Taste: (15/20): Follows the aroma quite well with white grapefruit and hop dankness throughout. As the beer warmed the grapefruit notes faded and peach and papaya were quite apparent and added a pleasant amount hop juiciness to the beer’s overall flavor profile that at times seemed a bit one-note. Clean bready malt in the finish with hints of honey/biscuit malt sweetness towards the end of the glass. Minimal lingering bitterness. Some hop spiciness left on palate. No off flavors.
Mouthfeel (3/5): Smooth medium body with a medium level of carbonation. Very balanced. Could be a touch more creamy and bitter for this IPA sub-style. Hint hop astringency in finish.
Overall (7/10): While it took a bit longer than I would have liked for this IPA’s hop character to develop in the keg I’m pleased with the final product. In future iterations I’ll aim for a bit more hop complexity, pungency, and bitterness. Because I used some pecialty malts that are not normally used in this substyle a simpler grain bill may let the hops shine in the way that I orginally hoped they would. For my first time using Wyeast 1318 London Ale 3 I am quite pleased with its contributions (esters, soft mouthfeel) to the finished beer, but I’ll definitely need to monitor the sulfide to chloride ratio and ph more closely to achieve the results that I look for in a New England style IPA. Lastly, I would like to use hop combo again with my “house IPA strain” aka Wyeast American Ale II.
1 oz Tettnang (5.3% AA, 16.6 IBUs) @ 60 minutes remaining
1 oz Hallertau Mittelfrüh (4% AA, 4.6 IBUs) @ 10 minutes remaining
1 oz Mandarina Bavaria (7.1% AA, 5.5 IBUs) @ 15 minute hop stand
1.5 oz Saaz (4.3% AA, 5 IBUs) @ 15 minute hop stand
0.5 Hallertau Mittelfrüh (4% AA, 1.6 IBUs) @ 15 minute hop stand
2,5 oz Mandarina Bavaria (6.8% AA) for 5 days in primary fermenter
2 oz Mandarina Bavaria (6.8% AA) added to keg and left outside keezer for one day before being placed in inside and carbonated. Staying in keg.

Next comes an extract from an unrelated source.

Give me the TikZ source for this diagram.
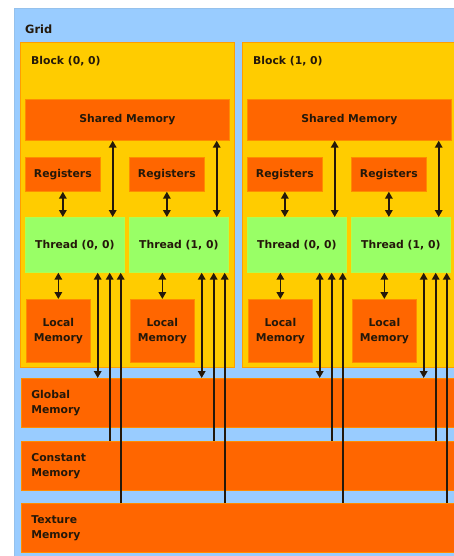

The Yeast Bay’s Saison Blend II / Fermented at room temperature with intermittent cooling by window AC for 2 weeks
Aroma (9/12): Mix of orange and lemon citrus notes from both the dry hopping and yeast esters along with some floral notes and phenolic spiciness. Really nice overall balance of hops and yeast, especially for this yeast forward style. No malt character or off aromas, but some booziness surfaced as the beer warmed.
Appearance (3/3): Bright orange to light gold in color with 1.5 finer head which dissipated quickly but left an attractive amount of glass lacing behind. Carbonation streaming up the sides of the glass. Because of the dry hops this beer turned out a touch cloudier than I would have liked, but I couldn’t bring myself to deduct a point for it.
Taste (16/20): Follows the aroma almost seamlessly with the same balance being present throughout. While not as overtly bright and citrusy as other varieties the Mandarina hops add a citrus character that both enhanced and tamed the beer’s yeast character which was quite dominant prior to dry hopping. As a result the saison character (phenolic and herbal spiciness) was present mainly the the finish which lingered on my palate. No off flavors, but a noticeable boozy flavor detracted from my enjoyment at the time of typing these notes.
Mouthfeel (4/5): Serving this beer at 13 PSI was definitely the right decision. While the oats and wheat gave this beer a bit more mouthfeel (medium bodied) than is typical for a saison the added carbonation added drinkability. As in the taste, there boozy note/s weight down on my palate enough to make me take a point off from an otherwise drinkable and smooth beer.
Overall (8/10): At first I hoped this beer would be a showcase for the Yeast Bay’s Saison Blend II. However, due to my fermenting this beer without any temperature control I went in a different direction and chose to aim for a balance of Mandarina Bavaria hops (only my second time using this varietal) and saison yeast. With no off flavors or aromas the only things I’d change with this beer are taking out the oats to lighten the mouthfeel and fermenting the wort/beer in my fermentation fridge to keep the yeast from becoming too dominant.